Everyone else is on their own life path. You are on yours. Don’t compete with other people. Compete with yourself.
Stay the hell off Pinterest! In fact, if a blog, board, etc, makes you feel envious, bad about yourself, etc, unfollow. If something is making you feel less-than rather than inspired, you don’t need it in your life. If a studyblr or a Pinterest board is making you feel like shit because you aren’t that organized, or neat, or ~*~goals~*~, it’s not contributing to your life.

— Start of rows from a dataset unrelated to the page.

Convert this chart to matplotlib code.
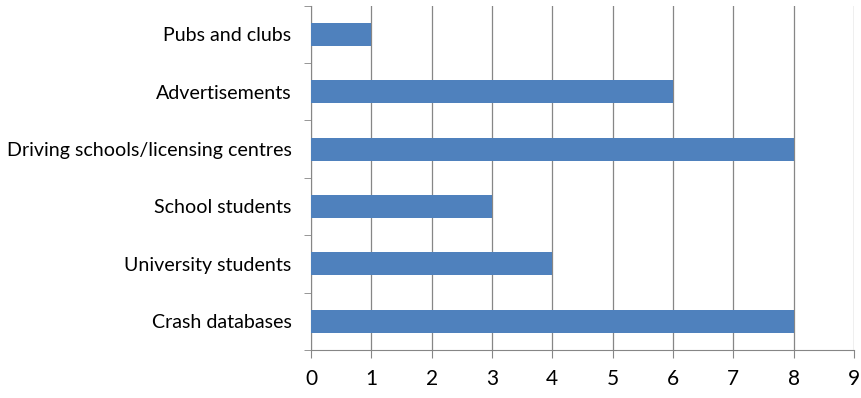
import matplotlib.pyplot as plt
import numpy as np

categories = ['Crash databases', 'University students', 'School students',
              'Driving schools/licensing centres', 'Advertisements', 'Pubs and clubs']
counts = [8, 4, 3, 8, 6, 1]
x_ticks = list(range(0, 10))

plt.rcParams['font.family'] = ['Lato', 'DejaVu Sans']

fig = plt.figure(figsize=(8.61, 3.98), dpi=100)
ax = fig.add_axes([0.3612, 0.1206, 0.6307, 0.8655])

y = np.arange(len(categories))
ax.barh(y, counts, height=0.4, color='#4F81BD', zorder=3)

ax.set_xlim(0, 9)
ax.set_ylim(-0.5, len(categories) - 0.5)
ax.set_xticks(x_ticks)
ax.tick_params(axis='x', labelsize=15, length=6, color='#868686', pad=8, direction='out')

# labels at bar centres, tick marks on the category boundaries
ax.set_yticks(y)
ax.set_yticklabels(categories)
ax.tick_params(axis='y', which='major', length=0, labelsize=14.1, pad=14)
ax.set_yticks(np.arange(-0.5, len(categories)), minor=True)
ax.tick_params(axis='y', which='minor', length=5, color='#868686')

ax.grid(axis='x', color='#868686', linewidth=0.9, zorder=0)
for side in ['top', 'right']:
    ax.spines[side].set_visible(False)
for side in ['left', 'bottom']:
    ax.spines[side].set_color('#868686')

fig.savefig('out.png', dpi=100)
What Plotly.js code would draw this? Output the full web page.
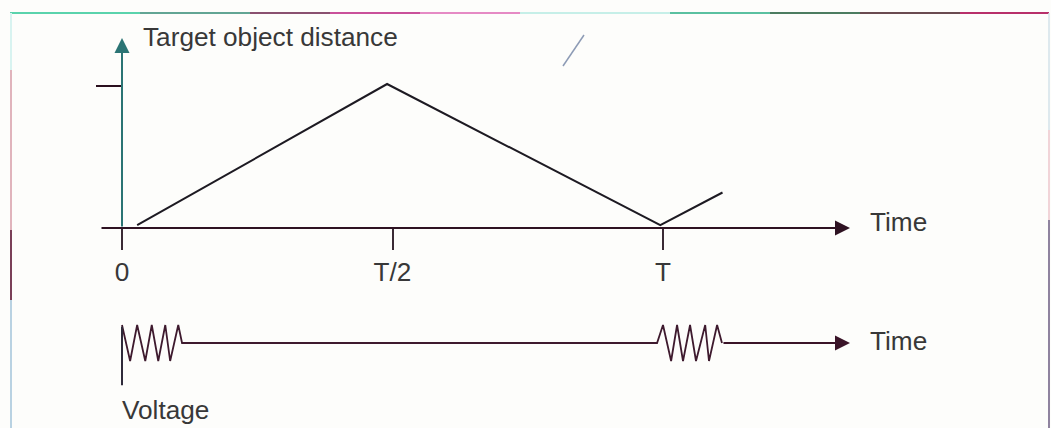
<!DOCTYPE html>
<html>
<head>
<meta charset="utf-8">
<script src="https://cdn.plot.ly/plotly-3.0.1.min.js"></script>
<style>
  html, body { margin: 0; padding: 0; background: #fdfdfb; }
  #chart { width: 1051px; height: 428px; }
</style>
</head>
<body>
<div id="chart"></div>
<script>
// Time axis ticks (in units of the period T)
const timeTicks = [0, 0.5, 1];
const timeTickLabels = ['0', 'T/2', 'T'];

// Target object distance over time (triangle sweep, normalised to the marked level 1)
const distanceTime = [0.028, 0.49, 0.995, 1.11];
const distanceValue = [0.02, 1.014, 0.02, 0.25];

// Distance axis tick (the marked maximum level)
const distanceTicks = [1];

// Voltage over time: oscillation bursts at 0 and T, flat in between
const voltageTime = [0, 0.015, 0.028, 0.043, 0.055, 0.067, 0.080, 0.089, 0.104, 0.111,
                     0.989, 1.0, 1.015, 1.026, 1.037, 1.05, 1.061, 1.078, 1.085, 1.1, 1.109];
const voltageValue = [1, -1, 1, -1, 1, -1, 1, -1, 1, 0,
                      0, 1, -1, 1, -1, 1, -1, 1, -1, 1, 0];

const W = 1051, H = 428;
const FONT = '"Liberation Sans", Arial, sans-serif';
const FONT_SIZE = 26.2;
const TEXT = '#383838';
const INK = '#1d1a22';

// pixel geometry of the drawing
const x0px = 122, tUnitPx = 541;       // time 0 and width of one period
const d0px = 228, dUnitPx = 142;       // distance baseline and unit height
const v0px = 343, vUnitPx = 18;        // voltage baseline and unit amplitude

const xRange = [-x0px / tUnitPx, (W - x0px) / tUnitPx];
const yRange = [(d0px - H) / dUnitPx, d0px / dUnitPx];
const y2Range = [(v0px - H) / vUnitPx, v0px / vUnitPx];

const axisStart = -22 / tUnitPx;          // time axis begins a little left of 0
const arrowTip = (850 - x0px) / tUnitPx;  // arrow tips of both time axes
const distAxisTop = (d0px - 38) / dUnitPx;

const traces = [
  {
    x: distanceTime, y: distanceValue, xaxis: 'x', yaxis: 'y',
    mode: 'lines', line: { color: INK, width: 2 }, hoverinfo: 'skip'
  },
  {
    x: voltageTime, y: voltageValue, xaxis: 'x', yaxis: 'y2',
    mode: 'lines', line: { color: '#3e1a2e', width: 1.8 }, hoverinfo: 'skip'
  }
];

// frame of the figure, drawn in short segments of slightly varying colour
const topEdge = [[10, 140, '#5ad3ac'], [140, 250, '#62a594'], [250, 330, '#8a5070'],
                 [330, 420, '#c9509a'], [420, 520, '#e58ac4'], [520, 670, '#c6efe8'],
                 [670, 770, '#5ac0a0'], [770, 860, '#4c7c60'], [860, 960, '#6a4a50'],
                 [960, 1049, '#b8306a']];
const leftEdge = [[13, 70, '#d8f3f0'], [70, 230, '#e0b4bc'], [230, 300, '#7a4058'], [300, 428, '#b9d2e2']];
const rightEdge = [[13, 130, '#d3e2ea'], [130, 220, '#ecc6cc'], [220, 428, '#6a5a80']];

const shapes = [];
const px = v => v / W, py = v => 1 - v / H;
topEdge.forEach(([a, b, c]) => shapes.push({
  type: 'line', xref: 'paper', yref: 'paper', x0: px(a), x1: px(b), y0: py(13), y1: py(13),
  line: { color: c, width: 2 }
}));
leftEdge.forEach(([a, b, c]) => shapes.push({
  type: 'line', xref: 'paper', yref: 'paper', x0: px(11), x1: px(11), y0: py(a), y1: py(b),
  line: { color: c, width: 2 }
}));
rightEdge.forEach(([a, b, c]) => shapes.push({
  type: 'line', xref: 'paper', yref: 'paper', x0: px(1049), x1: px(1049), y0: py(a), y1: py(b),
  line: { color: c, width: 1.5 }
}));
// small pen stroke near the top
shapes.push({
  type: 'line', xref: 'paper', yref: 'paper', x0: px(563), x1: px(584), y0: py(66), y1: py(35),
  line: { color: '#8d9bb5', width: 1.5 }
});
// voltage axis stub at time 0
shapes.push({
  type: 'line', xref: 'x', yref: 'y2', x0: 0, x1: 0, y0: 0.9, y1: -2.35,
  line: { color: '#2f2a3a', width: 2 }
});

const arrow = (x, y, ax, ay, yref, color) => ({
  x, y, ax, ay, xref: 'x', yref, axref: 'x', ayref: yref,
  text: '', showarrow: true, arrowhead: 2, arrowsize: 1.5, arrowwidth: 2, arrowcolor: color
});
const label = (text, x, y, yref) => ({
  text, x, y, xref: 'x', yref, xanchor: 'left', yanchor: 'middle', showarrow: false,
  font: { family: FONT, size: FONT_SIZE, color: TEXT }
});

const annotations = [
  arrow(arrowTip, 0, axisStart, 0, 'y', '#2e1222'),
  arrow(0, distAxisTop, 0, 0, 'y', '#2b7474'),
  arrow(arrowTip, 0, 1.109, 0, 'y2', '#3a1428'),
  label('Target object distance', 19 / tUnitPx, (d0px - 37) / dUnitPx, 'y'),
  label('Time', (868 - x0px) / tUnitPx, (d0px - 222) / dUnitPx, 'y'),
  label('Time', (868 - x0px) / tUnitPx, (v0px - 341) / vUnitPx, 'y2'),
  label('Voltage', -2 / tUnitPx, (v0px - 410) / vUnitPx, 'y2')
];

const layout = {
  width: W, height: H,
  margin: { l: 0, r: 0, t: 0, b: 0 },
  paper_bgcolor: '#fdfdfb', plot_bgcolor: '#fdfdfb',
  showlegend: false,
  xaxis: {
    range: xRange, anchor: 'free', position: 1 - d0px / H,
    showgrid: false, zeroline: false, showline: false,
    tickmode: 'array', tickvals: timeTicks, ticktext: timeTickLabels,
    ticks: 'outside', ticklen: 21, tickwidth: 2, tickcolor: '#3a2a35',
    tickfont: { family: FONT, size: FONT_SIZE, color: TEXT },
    fixedrange: true
  },
  yaxis: {
    range: yRange, anchor: 'free', position: x0px / W,
    showgrid: false, zeroline: false, showline: false,
    tickmode: 'array', tickvals: distanceTicks, showticklabels: false,
    ticks: 'outside', ticklen: 26, tickwidth: 2, tickcolor: '#2a0f1e',
    fixedrange: true
  },
  yaxis2: {
    range: y2Range, overlaying: 'y', visible: false, fixedrange: true
  },
  shapes, annotations
};

Plotly.newPlot('chart', traces, layout, { staticPlot: true, displayModeBar: false });
</script>
</body>
</html>
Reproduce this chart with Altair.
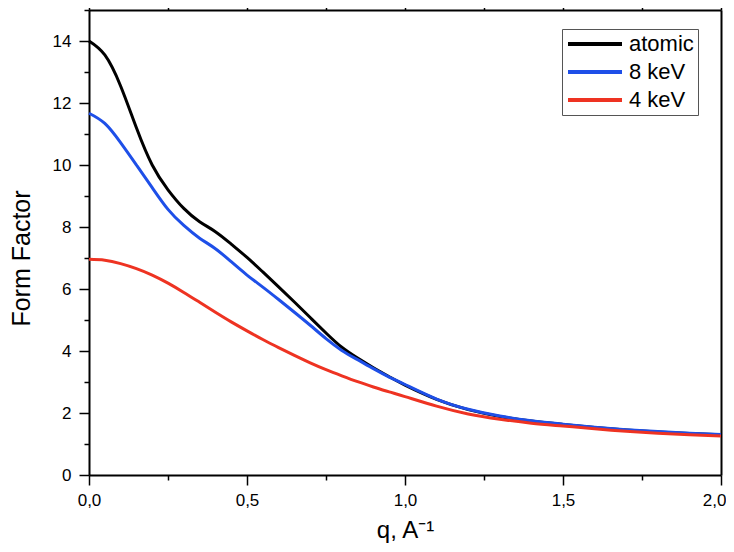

Keep your room organized in a way that makes sense to you. For me, I have to have everything visible. I pretty much have no drawers/closed spaces in my room (except my desk) because if it’s not visible, it’s going to get cluttered and forgotten. My laundry bin is a plastic tote so I can throw things in there rather than the floor, and it sits literally right underneath the clothes hanging in my closet: I take something off, bam! Right into the bin. And so on. If you like things tucked away, that works for you. Make things make sense to you.
Hygiene. Wash your face, brush your teeth. If you’re struggling with something, or you feel overwhelmed, go wash your face. I keep a toothbrush and toothpaste in my backpack because if I’m totally at my limit, minty fresh teeth will perk me the hell up.
Do not be afraid to use the resources available to you!!!!!! If you’re at a university, they have, at minimum, a counseling center, a financial aid advisor, and a career center. You are paying for these!! Use them!! They are there to help YOU.
Write things out by hand. Even if you like to use the computer, or even if your handwriting sucks, writing things out longform is a proven method of remembering things better. What I do is I write things out by hand, and then type up these notes into outlines to study from. This way I’m encountering the information at least twice.
Sleep is literally the most important aspect of studying. Do not skimp on sleep. If you have to choose between staying up late cramming and going to bed, go to bed. Go to bed. Maintain as consistent of a sleep schedule as possible. Personally, I’m pretty much never awake after 11:00pm. You need sleep. It’s literally one of the most important things for you biologically after food. (Which I’m going to get to in a minute.) And you need consistent sleep. Sleep hygiene is essential for proper functioning, and you can’t simply “catch up” on sleep. If you have to set alarms to go to bed, then do it. I can’t emphasize this enough. You need at least seven hours of sleep, but nine is really ideal.
Eat! Protein, fiber, carbohydrates, all of that good stuff. Pack vegetables to munch on during breaks. Bring some fruit and yogurt. And stay hydrated. Your brain uses approximately 20% of the body’s total energy. If you’re not eating well, you simply can’t study well.
Finally – be okay with some failure. You’re going to get some bad grades. You’re going to bomb some tests. It doesn’t mean you’re a failure, and it doesn’t mean that you’re going to spend the rest of your life in a box. Do NOT panic or become terrified at the slightest failure. Unfortunately, we as a society have become allergic to failure. We don’t want to talk about the fact that sometimes people aren’t good at things, or don’t get things right on the first try. We’ve become less resilient as a whole, and many people encounter their very first D or F in college. Do not let this send you in a tailspin. Acknowledge this as a sign that you have a deficiency in one aspect of your studies, and that you need to focus harder in this area. That’s all it means. It’s not a character attack, nor is it a sign that you, personally, are a failure. Seek more help for that area and move on. Keep your head high.